Unicode

Thursday, May 4, 2023

The Rust programming language is pretty cool. I’ve enjoyed many aspects of the Rewrite It In Rust meme that appears as a part of the Rust Evangelism Strike Force. The Rust documentation includes a pretty awesome Rust book that is probably a gold standard for programming language documentation.

In the Rust book, there is a section on Storing UTF-8 Encoded Text with Strings. It contains a neat example that I would like to use to show how Factor string objects work, how we handle Unicode and other character encodings, and show how we probably can make some improvements in the future. At the time of this blog post, we support Unicode 15.0.0 which was released in September 2022.

Factor strings are a sequence of Unicode code points which we explore to see how they work.

Bytes

If we look at the Hindi word “नमस्ते” written in the Devanagari script, it is stored as a vector of u8 values that looks like this:

IN: scratchpad "नमस्ते" utf8 encode .
B{
    224 164 168 224 164 174 224 164 184 224 165 141 224 164 164
    224 165 135
}

Or, as a series of hex values:

IN: scratchpad "नमस्ते" utf8 encode .h
B{
    0xe0 0xa4 0xa8 0xe0 0xa4 0xae 0xe0 0xa4 0xb8 0xe0 0xa5 0x8d
    0xe0 0xa4 0xa4 0xe0 0xa5 0x87
}

You could instead print them as octal or binary quite easily.

Code Points

That’s 18 bytes and is how computers ultimately store this data. If we look at them as Unicode scalar values, which are what Rust’s char type is, those bytes look like this:

IN: scratchpad "नमस्ते" [ 1string ] { } map-as .
{ "न" "म" "स" "्" "त" "े" }

You can see what the code point numeric values are:

IN: scratchpad "नमस्ते" >array .
{ 2344 2350 2360 2381 2340 2375 }

Or even see what the code point names are:

IN: scratchpad "नमस्ते" [ char>name ] { } map-as .
{
    "devanagari-letter-na"
    "devanagari-letter-ma"
    "devanagari-letter-sa"
    "devanagari-sign-virama"
    "devanagari-letter-ta"
    "devanagari-vowel-sign-e"
}

Characters

There are six char values here, but the fourth and sixth are not letters: they’re diacritics that don’t make sense on their own. Finally, if we look at them as grapheme clusters, we’d get what a person would call the four letters that make up the Hindi word:

IN: scratchpad "नमस्ते" >graphemes [ >string ] map .
{ "न" "म" "स्" "ते" }

These graphemes are code points grouped like so:

IN: scratchpad "नमस्ते" >graphemes [ >array ] map .
{ { 2344 } { 2350 } { 2360 2381 } { 2340 2375 } }

Encodings

Rust provides different ways of interpreting the raw string data that computers store so that each program can choose the interpretation it needs, no matter what human language the data is in.
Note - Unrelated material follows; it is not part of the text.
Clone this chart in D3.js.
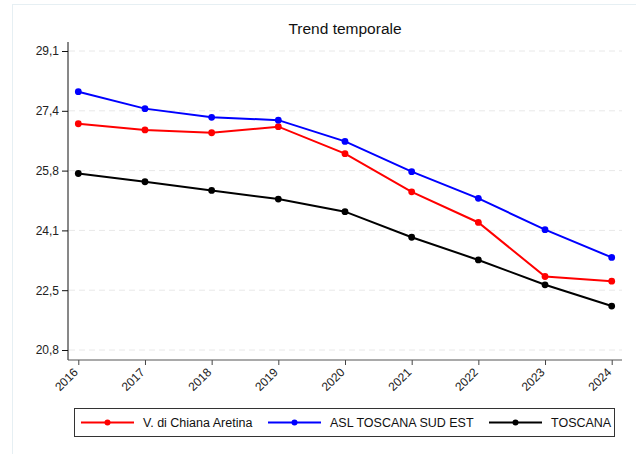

Factor supports many encodings which can be used for interacting with other computer systems. These include ASCII, many legacy 8-bit encodings (including MacRoman, EBCDIC, and others), other Unicode variants (such as UTF-7, UTF-16, and UTF-32), ISO-2022, and several others.

There are a couple of space optimizations to save memory when only small code points are used, which is common in English as well as formats such as Base64. Looking at the Rust standard library, the improvements made to the Python unicode support, or other languages such as Strings and Characters in Swift, there are likely improvements we can make when working with text in Factor.